Je me tournai vers celui qui semblait leur chef et lui demandai ce qu’il voulait. Il répondit qu’il avait un mandat pour nous arrêter. Les trois descendirent de cheval aussitôt et l’un sortit de sa poche une petite affiche qui nous désignait comme fugitifs et offrait une récompense de deux cents dollars pour notre capture et notre livraison à Saint-Louis. L’avis avait été émis par Isaac Mansfield et John Young.

Tandis que nous lisions l’annonce, ma mère me regarda dans les yeux et éclata en sanglots.
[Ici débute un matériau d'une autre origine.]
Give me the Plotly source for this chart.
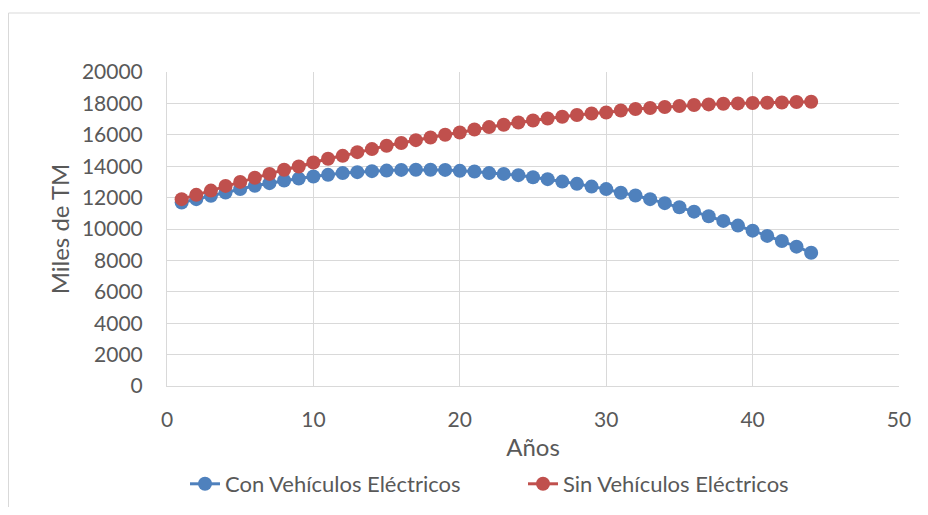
import plotly.graph_objects as go

anios = list(range(1, 45))
con_ve = [11680, 11900, 12110, 12320, 12540, 12750, 12920, 13085, 13210, 13340,
          13450, 13560, 13620, 13685, 13720, 13765, 13770, 13770, 13765, 13705,
          13660, 13560, 13510, 13430, 13300, 13175, 13020, 12875, 12700, 12540,
          12310, 12130, 11900, 11645, 11390, 11105, 10815, 10515, 10215, 9895,
          9560, 9240, 8875, 8490]
sin_ve = [11900, 12175, 12445, 12745, 13000, 13260, 13510, 13770, 13980, 14235,
          14470, 14660, 14895, 15090, 15300, 15480, 15660, 15830, 16000, 16150,
          16340, 16490, 16640, 16785, 16915, 17040, 17150, 17260, 17360, 17425,
          17550, 17640, 17705, 17770, 17830, 17895, 17935, 17980, 18000, 18025,
          18045, 18060, 18085, 18105]
series_names = ["Con Vehículos Eléctricos", "Sin Vehículos Eléctricos"]
x_ticks = [0, 10, 20, 30, 40, 50]
y_ticks = list(range(0, 20001, 2000))

FONT = "Lato"
GREY = "#595959"
GRID = "#d9d9d9"

fig = go.Figure()
fig.add_trace(go.Scatter(x=anios, y=con_ve, name=series_names[0], mode="lines+markers",
                         line=dict(color="#4f81bd", width=3),
                         marker=dict(color="#4f81bd", size=14)))
fig.add_trace(go.Scatter(x=anios, y=sin_ve, name=series_names[1], mode="lines+markers",
                         line=dict(color="#c0504d", width=3),
                         marker=dict(color="#c0504d", size=14)))

# page has an 8px body margin: figure origin is at page (8, 8); keep it within the window
OFF = 8
W, H = 928 - 2 * OFF, 515 - 2 * OFF
L = 167 - OFF
T = 72 - OFF
R = W - (899 - OFF)
B = H - (386 - OFF)
pw, ph = W - L - R, H - T - B


def px_x(px):
    return (px - OFF - L) / pw


def px_y(py):
    return (H - B - (py - OFF)) / ph


fig.update_layout(
    width=W, height=H,
    margin=dict(l=L, r=R, t=T, b=B, pad=0, autoexpand=False),
    paper_bgcolor="white", plot_bgcolor="white",
    font=dict(family=FONT, size=21, color=GREY),
    showlegend=True,
    legend=dict(orientation="h", x=px_x(185), xanchor="left",
                y=px_y(484), yanchor="middle",
                entrywidth=293, entrywidthmode="pixels",
                font=dict(family=FONT, size=22, color=GREY),
                bgcolor="rgba(0,0,0,0)"),
    xaxis=dict(range=[0, 50], tickvals=x_ticks, ticktext=[str(v) for v in x_ticks],
               showgrid=True, gridcolor=GRID, gridwidth=1, zeroline=False,
               showline=True, linecolor=GRID, linewidth=1, mirror=False,
               ticks="outside", ticklen=0, ticklabelstandoff=15,
               tickfont=dict(family=FONT, size=21, color=GREY),
               title=dict(text="Años", standoff=8, font=dict(family=FONT, size=24, color=GREY))),
    yaxis=dict(range=[0, 20000], tickvals=y_ticks, ticktext=[str(v) for v in y_ticks],
               showgrid=True, gridcolor=GRID, gridwidth=1, zeroline=False,
               showline=True, linecolor=GRID, linewidth=1,
               ticks="outside", ticklen=0, ticklabelstandoff=19,
               tickfont=dict(family=FONT, size=21, color=GREY),
               title=dict(text="Miles de TM", standoff=5, font=dict(family=FONT, size=24, color=GREY))),
    shapes=[
        dict(type="line", xref="paper", yref="paper",
             x0=(0.5 - L) / pw, x1=(W + 20 - L) / pw, y0=px_y(13), y1=px_y(13),
             line=dict(color=GRID, width=1), layer="below"),
        dict(type="line", xref="paper", yref="paper",
             x0=(0.5 - L) / pw, x1=(0.5 - L) / pw, y0=px_y(13), y1=px_y(540),
             line=dict(color=GRID, width=1), layer="below"),
    ],
)

fig.write_html("out.html")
Je fus parcouru d’un frisson glacé et d’une sensation que je n’avais jamais connue et espère ne plus jamais connaître. Ils sortirent une corde et m’attachèrent puis nous revînmes environ six miles en arrière, jusqu’à la maison de celui qui paraissait être le chef.  Nous y arrivâmes vers sept heures du soir, dînâmes et fûmes séparés pour la nuit. Deux hommes restèrent dans la pièce toute la nuit. Avant que la famille ne se retire, tous furent invités à se réunir pour prier. L’homme qui quelques heures plus tôt avait lié mes mains avec une grosse corde lut un chapitre de la Bible et dit une prière, comme si Dieu approuvait l’acte qu’il venait de commettre envers un pauvre esclave fugitif épuisé.

Le lendemain, un maréchal-ferrant se présenta et me mit une paire de menottes, puis nous commençâmes notre voyage vers le pays des fouets, des chaînes et des Bibles. Ma mère n’était pas attachée mais elle était étroitement surveillée la nuit. Nous fûmes transportés dans un charriot et après quatre jours de voyage Saint-Louis apparut. Je ne saurais décrire les sentiments qui m’envahirent à son approche.»